------ Material provided

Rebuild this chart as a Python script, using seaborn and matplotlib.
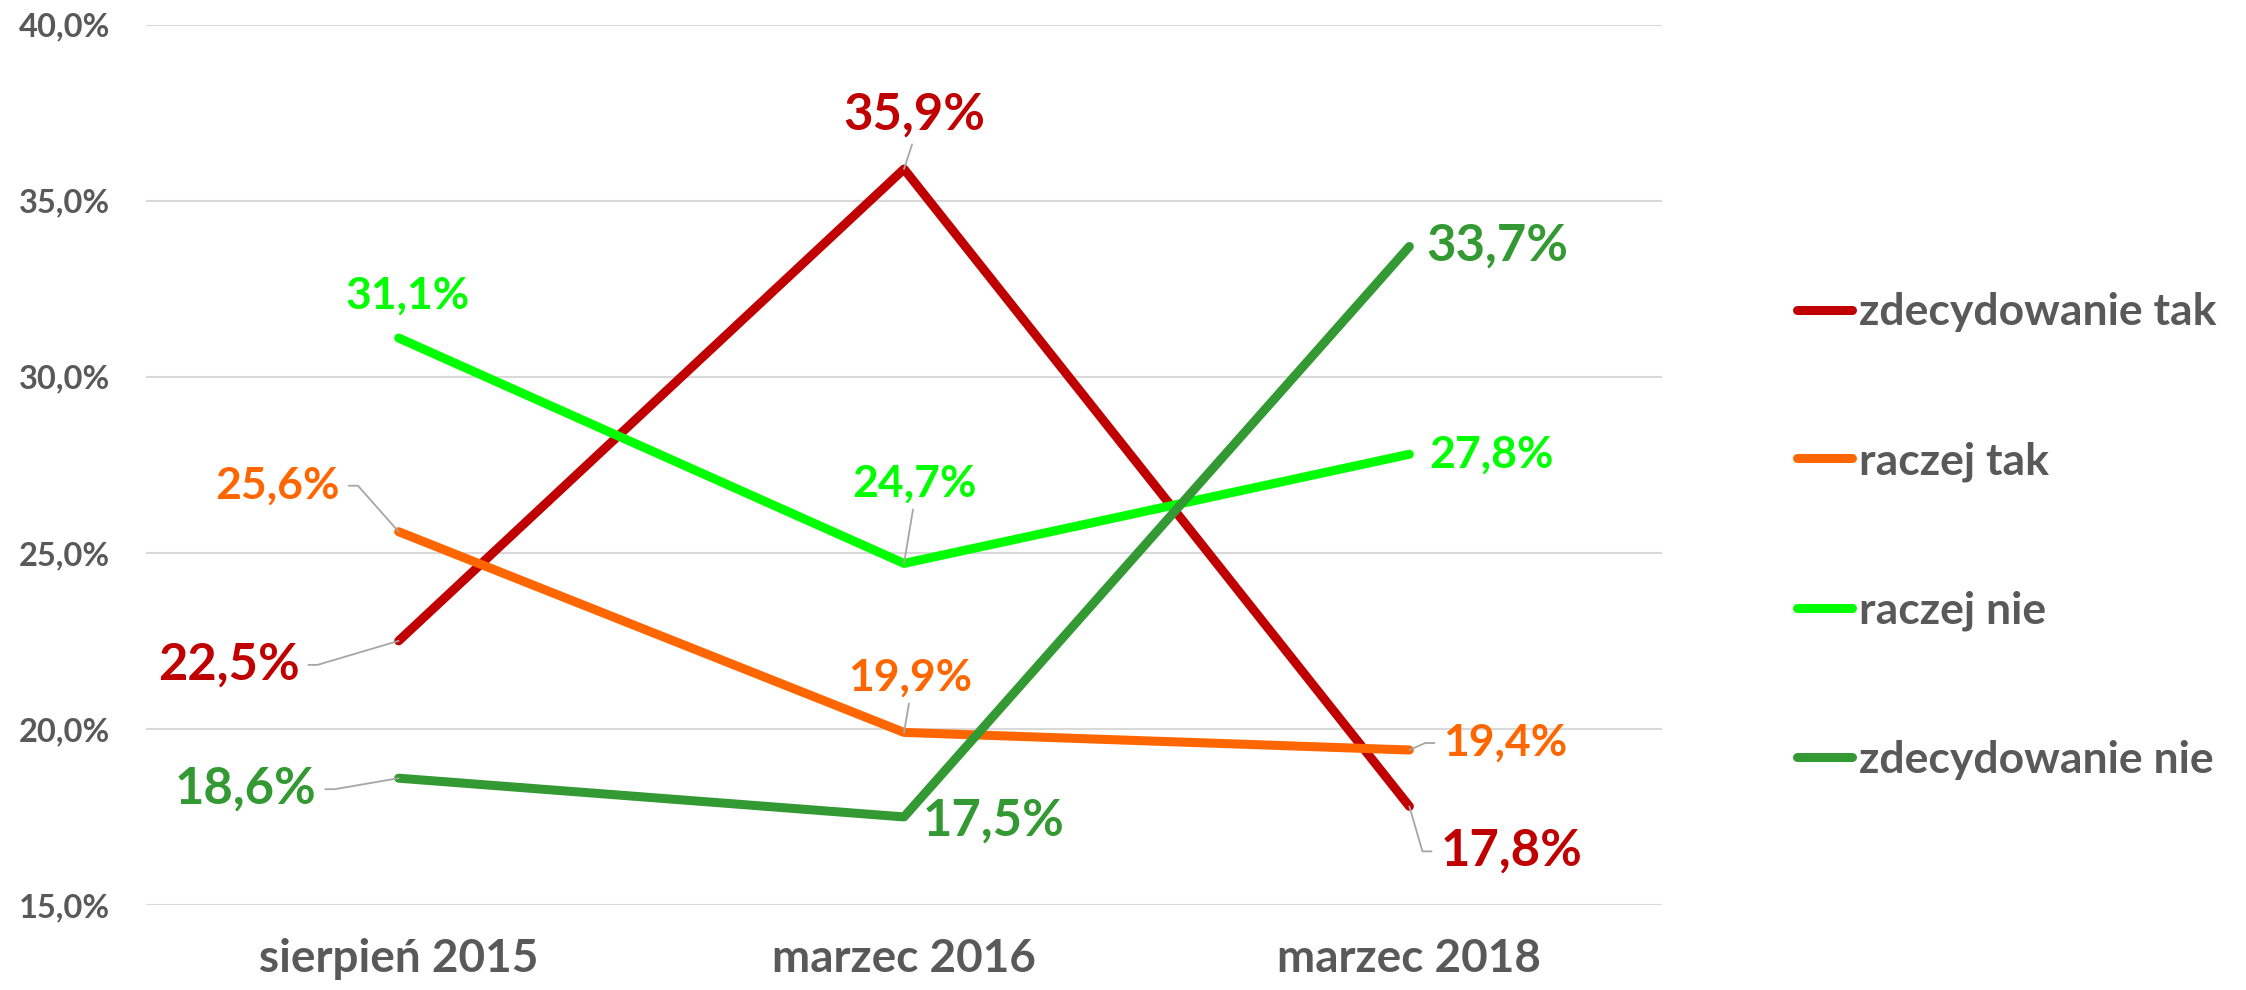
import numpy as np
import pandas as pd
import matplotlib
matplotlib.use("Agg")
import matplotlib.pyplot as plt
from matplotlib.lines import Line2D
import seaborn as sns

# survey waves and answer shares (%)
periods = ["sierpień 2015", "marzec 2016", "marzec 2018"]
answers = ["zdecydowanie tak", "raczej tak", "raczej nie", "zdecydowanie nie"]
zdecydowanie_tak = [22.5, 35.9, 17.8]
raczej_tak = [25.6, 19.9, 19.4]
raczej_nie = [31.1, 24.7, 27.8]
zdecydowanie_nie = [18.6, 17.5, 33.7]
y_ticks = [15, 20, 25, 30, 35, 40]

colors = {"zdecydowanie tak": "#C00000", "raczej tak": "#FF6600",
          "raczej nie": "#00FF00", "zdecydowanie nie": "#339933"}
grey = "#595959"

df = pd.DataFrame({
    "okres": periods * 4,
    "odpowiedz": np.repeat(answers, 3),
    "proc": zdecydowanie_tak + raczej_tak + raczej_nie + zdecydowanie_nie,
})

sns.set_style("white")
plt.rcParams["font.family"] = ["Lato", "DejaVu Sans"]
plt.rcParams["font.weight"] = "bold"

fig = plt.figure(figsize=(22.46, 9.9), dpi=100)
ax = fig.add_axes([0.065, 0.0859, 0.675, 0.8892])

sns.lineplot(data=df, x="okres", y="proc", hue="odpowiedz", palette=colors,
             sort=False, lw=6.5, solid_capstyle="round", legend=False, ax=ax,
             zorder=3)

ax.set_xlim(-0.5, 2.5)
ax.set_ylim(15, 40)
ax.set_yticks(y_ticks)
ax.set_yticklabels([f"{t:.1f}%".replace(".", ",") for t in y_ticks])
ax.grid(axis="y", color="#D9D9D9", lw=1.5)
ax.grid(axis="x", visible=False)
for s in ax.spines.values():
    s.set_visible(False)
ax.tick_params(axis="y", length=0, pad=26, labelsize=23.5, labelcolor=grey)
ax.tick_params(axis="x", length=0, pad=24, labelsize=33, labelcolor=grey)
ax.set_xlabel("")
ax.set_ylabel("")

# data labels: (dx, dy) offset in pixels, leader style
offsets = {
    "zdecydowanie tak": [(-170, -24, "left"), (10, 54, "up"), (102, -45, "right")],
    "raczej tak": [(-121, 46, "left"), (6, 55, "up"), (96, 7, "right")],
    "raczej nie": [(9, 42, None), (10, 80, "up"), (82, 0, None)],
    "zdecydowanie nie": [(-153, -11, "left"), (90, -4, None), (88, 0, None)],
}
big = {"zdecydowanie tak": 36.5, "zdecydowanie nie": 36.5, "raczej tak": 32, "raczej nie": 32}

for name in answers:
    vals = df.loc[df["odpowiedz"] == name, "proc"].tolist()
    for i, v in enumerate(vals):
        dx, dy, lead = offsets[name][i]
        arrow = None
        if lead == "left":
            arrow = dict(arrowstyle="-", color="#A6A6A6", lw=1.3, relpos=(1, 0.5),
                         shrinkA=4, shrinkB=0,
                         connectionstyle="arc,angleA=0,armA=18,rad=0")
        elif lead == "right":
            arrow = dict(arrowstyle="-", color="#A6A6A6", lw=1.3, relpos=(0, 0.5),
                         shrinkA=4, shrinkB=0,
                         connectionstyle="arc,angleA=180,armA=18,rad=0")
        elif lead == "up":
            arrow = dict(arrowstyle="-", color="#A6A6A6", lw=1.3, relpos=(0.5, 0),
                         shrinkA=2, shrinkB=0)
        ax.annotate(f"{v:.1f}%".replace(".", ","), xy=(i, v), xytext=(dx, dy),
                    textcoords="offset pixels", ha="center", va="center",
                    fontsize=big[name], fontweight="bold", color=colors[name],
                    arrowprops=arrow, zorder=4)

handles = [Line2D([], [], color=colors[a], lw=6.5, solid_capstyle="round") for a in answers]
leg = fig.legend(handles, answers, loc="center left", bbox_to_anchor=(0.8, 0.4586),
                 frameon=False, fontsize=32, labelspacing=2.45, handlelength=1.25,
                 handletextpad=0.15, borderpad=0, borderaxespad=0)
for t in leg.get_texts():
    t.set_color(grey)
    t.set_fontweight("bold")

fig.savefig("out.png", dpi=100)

------------

Up to and including the line with "import seaborn as sns", copy the data above from its first line. Skip pictures.

Rebuild this chart as a Python script, using seaborn and matplotlib.
import numpy as np
import pandas as pd
import matplotlib
matplotlib.use("Agg")
import matplotlib.pyplot as plt
from matplotlib.lines import Line2D
import seaborn as sns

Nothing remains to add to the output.